I have already elaborated very often on the death of ordinary stars and the evolution of the planetary nebulae that form when these stars eventually collapse. This time I'd like to highlight a very interesting phenomenon that happens when these planetary nebulae expand way beyond the original boundaries of their "solar system" and into intergalactic space.

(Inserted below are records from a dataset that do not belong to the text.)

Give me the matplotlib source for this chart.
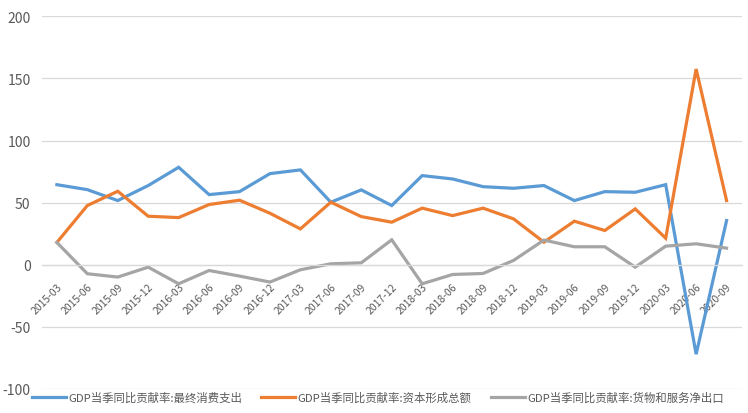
import matplotlib.pyplot as plt

plt.rcParams['font.family'] = ['Noto Sans CJK SC', 'DejaVu Sans']
plt.rcParams['axes.unicode_minus'] = False

# 季度
quarters = ['2015-03', '2015-06', '2015-09', '2015-12',
            '2016-03', '2016-06', '2016-09', '2016-12',
            '2017-03', '2017-06', '2017-09', '2017-12',
            '2018-03', '2018-06', '2018-09', '2018-12',
            '2019-03', '2019-06', '2019-09', '2019-12',
            '2020-03', '2020-06', '2020-09']

# 最终消费支出
consumption = [64.5, 60.5, 51.7, 63.8, 78.5, 56.5, 58.9, 73.4, 76.4, 50.4, 60.3, 47.7,
               71.8, 69.1, 62.9, 61.6, 63.8, 51.7, 58.9, 58.4, 64.5, -72.0, 35.6]
# 资本形成总额
capital = [18.0, 47.7, 59.2, 39.1, 38.0, 48.5, 52.0, 41.5, 28.9, 50.4, 38.8, 34.3,
           45.6, 39.6, 45.6, 37.0, 18.2, 35.1, 27.6, 45.0, 21.4, 157.6, 51.7]
# 货物和服务净出口
net_export = [18.0, -7.2, -9.9, -1.9, -15.3, -4.6, -9.1, -13.9, -4.0, 0.8, 1.6, 20.1,
              -15.3, -7.8, -7.0, 3.5, 19.9, 14.5, 14.5, -1.9, 15.0, 16.9, 13.4]

labels = ['GDP当季同比贡献率:最终消费支出',
          'GDP当季同比贡献率:资本形成总额',
          'GDP当季同比贡献率:货物和服务净出口']
colors = ['#5B9BD5', '#ED7D31', '#A5A5A5']

fig = plt.figure(figsize=(7.48, 4.14), dpi=100)
ax = fig.add_axes([0.0557, 0.058, 0.936, 0.900])

x = range(len(quarters))
for data, lab, c in zip([consumption, capital, net_export], labels, colors):
    ax.plot(x, data, color=c, linewidth=2.3, label=lab, solid_joinstyle='miter')

ax.set_xlim(-0.5, len(quarters) - 0.5)
ax.set_ylim(-100, 200)
ax.set_yticks([-100, -50, 0, 50, 100, 150, 200])
ax.grid(axis='y', color='#D9D9D9', linewidth=0.9)
ax.set_axisbelow(True)

for s in ['top', 'right', 'left']:
    ax.spines[s].set_visible(False)
ax.spines['bottom'].set_position(('data', 0))
ax.spines['bottom'].set_color('#D9D9D9')
ax.spines['bottom'].set_linewidth(0.9)

ax.set_xticks(list(x))
ax.set_xticklabels(quarters, rotation=45, ha='right', va='top',
                   rotation_mode='anchor', fontsize=7.5, color='#595959')
ax.tick_params(axis='x', length=0, pad=12)
ax.tick_params(axis='y', length=0, labelsize=10, labelcolor='#595959', pad=8)

fig.legend(loc='lower center', bbox_to_anchor=(0.505, 0.0), ncol=3, frameon=False,
           fontsize=8.2, handlelength=3.0, handletextpad=0.2, columnspacing=1.7,
           labelcolor='#595959')

fig.savefig('out.png', dpi=100)
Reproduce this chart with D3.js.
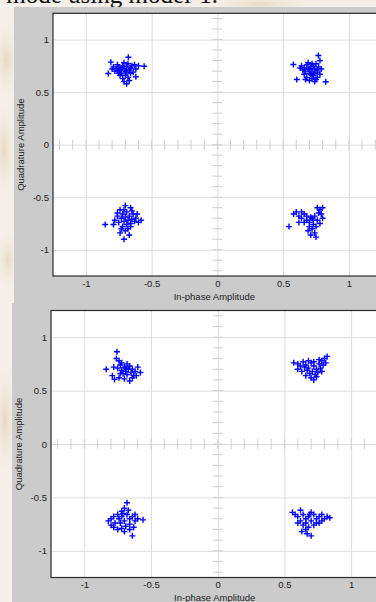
<!DOCTYPE html>
<html>
<head>
<meta charset="utf-8">
<script src="https://cdn.jsdelivr.net/npm/d3@7"></script>
<style>
  html, body { margin: 0; padding: 0; background: #f3ece3; }
  svg { display: block; }
</style>
</head>
<body>
<svg width="376" height="602"></svg>
<script>
// constellation points, [in-phase, quadrature]
const topUL = [[-0.557,0.746],[-0.620,0.646],[-0.677,0.832],[-0.810,0.785],[-0.830,0.677],[-0.690,0.580],
  [-0.79,0.74],[-0.77,0.72],[-0.76,0.70],[-0.75,0.74],[-0.74,0.71],[-0.73,0.68],[-0.72,0.75],[-0.71,0.72],
  [-0.70,0.70],[-0.69,0.74],[-0.68,0.77],[-0.67,0.71],[-0.66,0.73],[-0.65,0.75],[-0.64,0.69],[-0.70,0.66],
  [-0.72,0.63],[-0.68,0.64],[-0.74,0.66],[-0.78,0.70],[-0.80,0.72],[-0.66,0.68],[-0.63,0.76],[-0.60,0.75],
  [-0.71,0.78],[-0.69,0.69],[-0.73,0.73],[-0.75,0.68],[-0.67,0.61],[-0.71,0.60],[-0.62,0.72],[-0.76,0.76]];
const topUR = [[0.578,0.763],[0.604,0.620],[0.768,0.848],[0.824,0.598],
  [0.64,0.75],[0.66,0.73],[0.67,0.70],[0.68,0.76],[0.69,0.72],[0.70,0.68],[0.71,0.74],[0.72,0.70],
  [0.73,0.66],[0.74,0.72],[0.75,0.77],[0.76,0.69],[0.77,0.74],[0.78,0.80],[0.66,0.67],[0.68,0.64],
  [0.70,0.61],[0.72,0.63],[0.74,0.60],[0.76,0.64],[0.78,0.67],[0.65,0.71],[0.69,0.78],[0.71,0.67],
  [0.73,0.75],[0.75,0.62],[0.79,0.72],[0.63,0.73],[0.67,0.62],[0.70,0.72],[0.72,0.77],[0.74,0.68],[0.76,0.71]];
const topLL = [[-0.853,-0.76],[-0.71,-0.90],[-0.70,-0.58],[-0.66,-0.60],[-0.74,-0.62],
  [-0.78,-0.72],[-0.76,-0.68],[-0.75,-0.74],[-0.73,-0.70],[-0.72,-0.66],[-0.71,-0.73],[-0.70,-0.69],
  [-0.69,-0.64],[-0.68,-0.72],[-0.67,-0.68],[-0.66,-0.75],[-0.65,-0.71],[-0.64,-0.66],[-0.63,-0.73],
  [-0.62,-0.70],[-0.60,-0.74],[-0.58,-0.72],[-0.72,-0.78],[-0.70,-0.82],[-0.68,-0.80],[-0.74,-0.84],
  [-0.66,-0.78],[-0.76,-0.65],[-0.69,-0.76],[-0.71,-0.62],[-0.65,-0.63],[-0.73,-0.80],[-0.67,-0.86],
  [-0.79,-0.76],[-0.61,-0.66]];
const topLR = [[0.545,-0.78],[0.58,-0.66],[0.60,-0.64],[0.62,-0.68],[0.64,-0.70],[0.66,-0.66],[0.68,-0.72],
  [0.70,-0.74],[0.72,-0.70],[0.74,-0.68],[0.76,-0.72],[0.78,-0.62],[0.80,-0.60],[0.76,-0.60],[0.77,-0.65],
  [0.79,-0.66],[0.70,-0.78],[0.72,-0.80],[0.74,-0.84],[0.71,-0.86],[0.73,-0.76],[0.75,-0.78],[0.69,-0.82],
  [0.68,-0.68],[0.66,-0.74],[0.78,-0.75],[0.80,-0.70],[0.73,-0.72],[0.75,-0.88],[0.62,-0.74],[0.71,-0.69],[0.64,-0.64]];

const botUL = [[-0.755,0.864],[-0.76,0.80],[-0.74,0.78],[-0.78,0.72],[-0.836,0.70],[-0.774,0.605],[-0.75,0.71],
  [-0.73,0.74],[-0.72,0.69],[-0.71,0.66],[-0.70,0.72],[-0.69,0.68],[-0.68,0.65],[-0.67,0.70],[-0.66,0.73],
  [-0.65,0.67],[-0.64,0.70],[-0.63,0.64],[-0.62,0.68],[-0.60,0.72],[-0.58,0.67],[-0.74,0.62],[-0.70,0.61],
  [-0.66,0.59],[-0.72,0.76],[-0.68,0.75],[-0.79,0.64],[-0.73,0.66],[-0.69,0.71],[-0.61,0.64],[-0.64,0.62]];
const botUR = [[0.57,0.76],[0.60,0.75],[0.62,0.73],[0.64,0.77],[0.66,0.74],[0.68,0.71],[0.70,0.76],[0.72,0.73],
  [0.74,0.70],[0.76,0.75],[0.78,0.78],[0.80,0.80],[0.82,0.82],[0.79,0.74],[0.77,0.71],[0.75,0.67],[0.73,0.65],
  [0.71,0.68],[0.69,0.66],[0.67,0.69],[0.65,0.72],[0.63,0.68],[0.70,0.62],[0.72,0.60],[0.74,0.63],[0.66,0.64],
  [0.81,0.76],[0.68,0.78],[0.76,0.79],[0.72,0.77],[0.60,0.70],[0.78,0.68]];
const botLL = [[-0.68,-0.55],[-0.70,-0.60],[-0.72,-0.63],[-0.75,-0.66],[-0.78,-0.68],[-0.80,-0.70],[-0.82,-0.72],
  [-0.77,-0.74],[-0.74,-0.70],[-0.72,-0.68],[-0.70,-0.72],[-0.68,-0.66],[-0.66,-0.70],[-0.64,-0.68],[-0.62,-0.72],
  [-0.60,-0.70],[-0.56,-0.71],[-0.66,-0.75],[-0.69,-0.77],[-0.72,-0.79],[-0.75,-0.80],[-0.78,-0.78],[-0.70,-0.82],
  [-0.66,-0.80],[-0.63,-0.78],[-0.64,-0.86],[-0.73,-0.74],[-0.71,-0.65],[-0.67,-0.62],[-0.80,-0.76],[-0.62,-0.66]];
const botLR = [[0.56,-0.64],[0.58,-0.66],[0.60,-0.68],[0.62,-0.62],[0.64,-0.66],[0.66,-0.70],[0.68,-0.68],
  [0.70,-0.64],[0.72,-0.66],[0.74,-0.70],[0.76,-0.68],[0.78,-0.66],[0.80,-0.70],[0.82,-0.68],[0.84,-0.69],
  [0.62,-0.72],[0.64,-0.76],[0.66,-0.74],[0.68,-0.78],[0.70,-0.72],[0.72,-0.76],[0.74,-0.74],[0.66,-0.80],
  [0.63,-0.82],[0.70,-0.86],[0.67,-0.84],[0.76,-0.74],[0.60,-0.74],[0.69,-0.66],[0.78,-0.72]];

const tickValues = [-1, -0.5, 0, 0.5, 1];
const xTitle = 'In-phase Amplitude';
const yTitle = 'Quadrature Amplitude';
const captionText = 'mode using model-1.';

const svg = d3.select('svg');
const W = 376;

// scanned page background with faint watermark
const defs = svg.append('defs');
const rg = defs.append('radialGradient').attr('id', 'blot');
rg.append('stop').attr('offset', '0%').attr('stop-color', '#e6d2b8').attr('stop-opacity', 0.8);
rg.append('stop').attr('offset', '100%').attr('stop-color', '#f3ece3').attr('stop-opacity', 0);
svg.append('rect').attr('width', W).attr('height', 602).attr('fill', '#f4efe8');
[[6, 60, 14, 40], [4, 150, 12, 50], [8, 260, 12, 30], [5, 420, 14, 60], [260, 4, 60, 8]].forEach(b => {
  svg.append('ellipse').attr('cx', b[0]).attr('cy', b[1]).attr('rx', b[2]).attr('ry', b[3])
    .attr('fill', 'url(#blot)');
});

// caption of the scanned page, cut by the top edge
svg.append('text')
  .attr('x', 218).attr('y', 3)
  .attr('text-anchor', 'end')
  .attr('font-family', '"Liberation Serif", serif')
  .attr('font-size', 25)
  .attr('fill', '#111')
  .text(captionText);

const panels = [
  { top: 7, bottom: 303, left: 14, plot: { x0: 53, x1: 381.75, y0: 13.3, y1: 276 },
    xTitleY: 299.5, yTitleX: 23.5, sets: [topUL, topUR, topLL, topLR] },
  { top: 303, bottom: 602, left: 12, plot: { x0: 51, x1: 384.5, y0: 310.5, y1: 577.5 },
    xTitleY: 600.5, yTitleX: 21.5, sets: [botUL, botUR, botLL, botLR] }
];

const plusPath = 'M-3,0H3M0,-3V3';

panels.forEach(p => {
  svg.append('rect')
    .attr('x', p.left).attr('y', p.top)
    .attr('width', W - p.left).attr('height', p.bottom - p.top)
    .attr('fill', '#cbcbcb');

  const x = d3.scaleLinear().domain([-1.25, 1.25]).range([p.plot.x0, p.plot.x1]);
  const y = d3.scaleLinear().domain([-1.25, 1.25]).range([p.plot.y1, p.plot.y0]);
  const iw = p.plot.x1 - p.plot.x0;
  const ih = p.plot.y1 - p.plot.y0;

  svg.append('rect')
    .attr('x', p.plot.x0).attr('y', p.plot.y0)
    .attr('width', iw).attr('height', ih)
    .attr('fill', '#fff');

  // grid
  const gx = svg.append('g')
    .attr('transform', `translate(0,${p.plot.y1})`)
    .call(d3.axisBottom(x).tickValues(tickValues).tickSize(-ih).tickFormat(''));
  gx.select('.domain').remove();
  gx.selectAll('line').attr('stroke', '#dcdcdc');
  const gy = svg.append('g')
    .attr('transform', `translate(${p.plot.x0},0)`)
    .call(d3.axisLeft(y).tickValues(tickValues).tickSize(-iw).tickFormat(''));
  gy.select('.domain').remove();
  gy.selectAll('line').attr('stroke', '#dcdcdc');

  // centre cross with minor ticks every 0.1
  const minor = d3.range(-12, 13).map(i => i / 10);
  const cross = svg.append('g').attr('stroke', '#cfcfcf').attr('stroke-width', 1);
  cross.selectAll('.mx').data(minor).enter().append('line')
    .attr('x1', d => x(d)).attr('x2', d => x(d))
    .attr('y1', y(0) - 5).attr('y2', y(0) + 5);
  cross.selectAll('.my').data(minor).enter().append('line')
    .attr('y1', d => y(d)).attr('y2', d => y(d))
    .attr('x1', x(0) - 5).attr('x2', x(0) + 5);

  // frame
  svg.append('rect')
    .attr('x', p.plot.x0).attr('y', p.plot.y0)
    .attr('width', iw).attr('height', ih)
    .attr('fill', 'none').attr('stroke', '#2a2a2a').attr('stroke-width', 1.2);

  // tick labels
  const ax = svg.append('g')
    .attr('transform', `translate(0,${p.plot.y1})`)
    .call(d3.axisBottom(x).tickValues(tickValues).tickSize(0).tickPadding(4).tickFormat(d => String(d)));
  const ay = svg.append('g')
    .attr('transform', `translate(${p.plot.x0},0)`)
    .call(d3.axisLeft(y).tickValues(tickValues).tickSize(0).tickPadding(4).tickFormat(d => String(d)));
  [ax, ay].forEach(a => {
    a.select('.domain').remove();
    a.selectAll('text').attr('font-family', '"Liberation Sans", Arial, sans-serif')
      .attr('font-size', 9.5).attr('fill', '#222');
  });

  svg.append('text')
    .attr('x', x(0) - 3).attr('y', p.xTitleY)
    .attr('text-anchor', 'middle')
    .attr('font-family', '"Liberation Sans", Arial, sans-serif')
    .attr('font-size', 9.5).attr('fill', '#222')
    .text(xTitle);
  svg.append('text')
    .attr('transform', `translate(${p.yTitleX},${y(0)}) rotate(-90)`)
    .attr('text-anchor', 'middle')
    .attr('font-family', '"Liberation Sans", Arial, sans-serif')
    .attr('font-size', 9.5).attr('fill', '#222')
    .text(yTitle);

  const pts = p.sets.flat();
  svg.append('g').selectAll('path').data(pts).enter().append('path')
    .attr('transform', d => `translate(${x(d[0])},${y(d[1])})`)
    .attr('d', plusPath)
    .attr('stroke', '#0000ff').attr('stroke-width', 1.4).attr('fill', 'none');
});
</script>
</body>
</html>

NGC6772 is a planetary of a certain age in the constellation of Aquila, the eagle. The gas shell that was violently expelled during the star's collapse has smashed through the faint outer shell which had already formed many thousands of years earlier, during the last stage of the star's life. Now, it has reached interstellar space and the giant gas bubble that's blowing up at a rate of 30 km/s crashes into a medium with completely different mechanics. Interstellar dust is moving in other directions than matter within the gravitational influence of the former star, driven by the gravitational pull of our galaxy, and the expanding planetary nebula finds it ever harder to plough through it. Gas at the border of the nebula's building up, as if it were hitting a brick wall, and we observe a significant brightening there. The nebula's not spherical anymore, deformed as it is by areas of less or more interstellar resistance. Its central star's cooling down and losing brightness quickly, up to the point that it isn't visible through amateur telescopes anymore, and only shows itself on long-exposure photographs.
Yet, the nebula will continue to plough through interstellar space, at an ever decreasing rate, until it completely dissolves.